The following applies only to commitment definitions with job-scoped locks.
The transaction manager recovers commitment definitions associated with XA transactions (whether their locks are job-scoped or transaction-scoped) using XA APIs, not the resynchronization process described in this topic.

The system cannot determine what to do until it performs resynchronization with the other locations that participated in the transaction. This resynchronization is performed after the IPL or vary on operation completes.

The system uses the database server jobs to perform this resynchronization. The commitment definitions that need to be recovered are associated with the database server jobs. During the IPL, the system acquires all record locks and other object locks that were held by the commitment definition before the system ended. These locks are necessary to protect the local commitment resources until resynchronization is complete and the resources can be committed or rolled back.

Messages are sent to the job logs of the database server jobs to indicate the status of resynchronization with the remote locations. If the transaction is in doubt, resynchronization must be completed with the location that owns the decision for the transaction before local resources can be committed or rolled back.

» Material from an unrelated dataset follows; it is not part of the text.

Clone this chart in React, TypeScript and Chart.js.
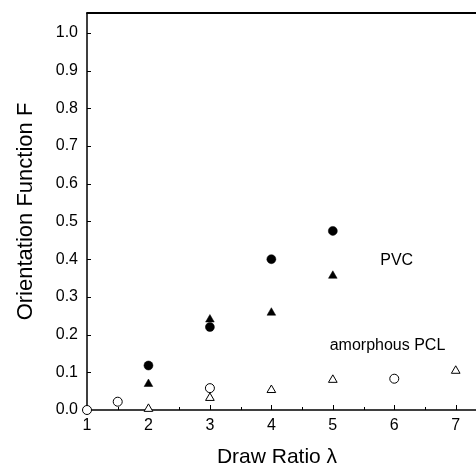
import React, { useEffect, useRef } from 'react';
import { Chart, registerables } from 'chart.js';

Chart.register(...registerables);

// ---- data ----
const pvcCircleX = [2, 3, 4, 5];
const pvcCircleY = [0.118, 0.22, 0.4, 0.475];
const pvcTriangleX = [2, 3, 4, 5];
const pvcTriangleY = [0.069, 0.24, 0.258, 0.356];
const pclCircleX = [1, 1.5, 3, 6];
const pclCircleY = [0.0, 0.022, 0.058, 0.083];
const pclTriangleX = [2, 3, 4, 5, 7];
const pclTriangleY = [0.003, 0.032, 0.053, 0.08, 0.104];

const xTickValues = [1, 2, 3, 4, 5, 6, 7];
const xMinorTickValues = [1.5, 2.5, 3.5, 4.5, 5.5, 6.5];
const yTickValues = [0.0, 0.1, 0.2, 0.3, 0.4, 0.5, 0.6, 0.7, 0.8, 0.9, 1.0];

const xTitle = 'Draw Ratio λ';
const yTitle = 'Orientation Function F';
const noteTexts = ['PVC', 'amorphous PCL'];

const FONT = '"Liberation Sans", Arial, Helvetica, sans-serif';

function toPoints(xs: number[], ys: number[]) {
  return xs.map((x, i) => ({ x, y: ys[i] }));
}

const framePlugin = {
  id: 'frameAndText',
  beforeDatasetsDraw(chart: any) {
    const { ctx, chartArea } = chart;
    const { left, right, top, bottom } = chartArea;
    const xs = chart.scales.x;
    const ys = chart.scales.y;
    ctx.save();
    ctx.strokeStyle = '#000';
    ctx.lineCap = 'butt';
    ctx.lineWidth = 1.5;
    ctx.beginPath();
    ctx.moveTo(left, top);
    ctx.lineTo(left, bottom);
    ctx.lineTo(right, bottom);
    ctx.stroke();
    ctx.lineWidth = 2;
    ctx.beginPath();
    ctx.moveTo(left - 0.75, top);
    ctx.lineTo(right, top);
    ctx.stroke();
    ctx.lineWidth = 1;
    yTickValues.forEach((v) => {
      if (v === 0) return;
      const y = Math.round(ys.getPixelForValue(v)) + 0.5;
      ctx.beginPath();
      ctx.moveTo(left, y);
      ctx.lineTo(left + 4, y);
      ctx.stroke();
    });
    xTickValues.forEach((v) => {
      if (v === 1) return;
      const x = Math.round(xs.getPixelForValue(v)) + 0.5;
      ctx.beginPath();
      ctx.moveTo(x, bottom);
      ctx.lineTo(x, bottom - 5);
      ctx.stroke();
    });
    xMinorTickValues.forEach((v) => {
      const x = Math.round(xs.getPixelForValue(v)) + 0.5;
      ctx.beginPath();
      ctx.moveTo(x, bottom);
      ctx.lineTo(x, bottom - 3);
      ctx.stroke();
    });
    ctx.restore();
  },
  afterDraw(chart: any) {
    const { ctx, chartArea } = chart;
    const xs = chart.scales.x;
    const ys = chart.scales.y;
    ctx.save();
    ctx.fillStyle = '#000';
    ctx.textAlign = 'center';
    ctx.textBaseline = 'middle';
    ctx.font = `21px ${FONT}`;
    ctx.fillText(xTitle, 277, 457);
    ctx.save();
    ctx.font = `22px ${FONT}`;
    ctx.translate(26, (chartArea.top + chartArea.bottom) / 2);
    ctx.rotate(-Math.PI / 2);
    ctx.fillText(yTitle, 0, 0);
    ctx.restore();
    ctx.font = `16px ${FONT}`;
    ctx.fillText(noteTexts[0], xs.getPixelForValue(6.04), ys.getPixelForValue(0.395));
    ctx.fillText(noteTexts[1], xs.getPixelForValue(5.89), ys.getPixelForValue(0.17));
    ctx.restore();
  },
};

export default function App() {
  const canvasRef = useRef<HTMLCanvasElement | null>(null);

  useEffect(() => {
    const canvas = canvasRef.current;
    if (!canvas) return;
    const chart = new Chart(canvas, {
      type: 'scatter',
      data: {
        datasets: [
          {
            label: 'PCL open triangle',
            data: toPoints(pclTriangleX, pclTriangleY),
            pointStyle: 'triangle',
            pointRadius: 5,
            backgroundColor: '#fff',
            borderColor: '#000',
            borderWidth: 1,
            clip: false,
          },
          {
            label: 'PCL open circle',
            data: toPoints(pclCircleX, pclCircleY),
            pointStyle: 'circle',
            pointRadius: 4.5,
            backgroundColor: '#fff',
            borderColor: '#000',
            borderWidth: 1,
            clip: false,
          },
          {
            label: 'PVC triangle',
            data: toPoints(pvcTriangleX, pvcTriangleY),
            pointStyle: 'triangle',
            pointRadius: 5,
            backgroundColor: '#000',
            borderColor: '#000',
            borderWidth: 0.5,
            clip: false,
          },
          {
            label: 'PVC circle',
            data: toPoints(pvcCircleX, pvcCircleY),
            pointStyle: 'circle',
            pointRadius: 4.5,
            backgroundColor: '#000',
            borderColor: '#000',
            borderWidth: 0.5,
            clip: false,
          },
        ],
      },
      options: {
        animation: false,
        responsive: false,
        devicePixelRatio: 1,
        layout: { autoPadding: false, padding: { top: 13, right: 0, left: 0, bottom: 0 } },
        plugins: {
          legend: { display: false },
          tooltip: { enabled: false },
        },
        scales: {
          x: {
            type: 'linear',
            min: 1,
            max: 7.33,
            grid: { display: false, drawTicks: false },
            border: { display: false },
            afterBuildTicks: (scale: any) => {
              scale.ticks = xTickValues.map((v) => ({ value: v }));
            },
            afterFit: (scale: any) => {
              scale.height = 58;
              scale.paddingLeft = 0;
              scale.paddingRight = 0;
            },
            ticks: {
              color: '#000',
              font: { family: FONT, size: 16 },
              padding: 6,
              maxRotation: 0,
              autoSkip: false,
              callback: (v: any) => String(v),
            },
          },
          y: {
            type: 'linear',
            min: 0,
            max: 1.053,
            grid: { display: false, drawTicks: false },
            border: { display: false },
            afterBuildTicks: (scale: any) => {
              scale.ticks = yTickValues.map((v) => ({ value: v }));
            },
            afterFit: (scale: any) => {
              scale.width = 87;
              scale.paddingTop = 0;
              scale.paddingBottom = 0;
            },
            ticks: {
              color: '#000',
              font: { family: FONT, size: 16 },
              padding: 9,
              autoSkip: false,
              callback: (v: any) => Number(v).toFixed(1),
            },
          },
        },
      },
      plugins: [framePlugin],
    } as any);
    return () => chart.destroy();
  }, []);

  return (
    <div style={{ position: 'absolute', left: 0, top: 0, width: 476, height: 468, background: '#fff' }}>
      <canvas ref={canvasRef} width={476} height={468} style={{ width: 476, height: 468, display: 'block' }} />
    </div>
  );
}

When the decision for a transaction is made, the following messages might be sent to the job log for the database server job.

CPI8351: &1 pending changes being rolled back
CPC8355: Post-IPL recovery of commitment definition &8 for job &19/&18/&17 completed.
CPD835F: IPL recovery of commitment definition &8 for job &19/&18/&17 failed.

Other messages related to the recovery can also be sent. These messages are sent to the history (QHST) log. If errors occur, messages are also sent to the QSYSOPR message queue.

You can determine the progress of the recovery by using System i® Navigator, by displaying the job log for the database server job, or by using the Work with Commitment Definitions (WRKCMTDFN) command. Although with System i Navigator and the Work with Commitment Definitions display, you can force the system to commit or roll back, you must use this only as a last resort. If you anticipate that all of the locations that participated in the transaction will eventually be returned to operation, you must allow the systems to resynchronize themselves. This ensures the integrity of your databases.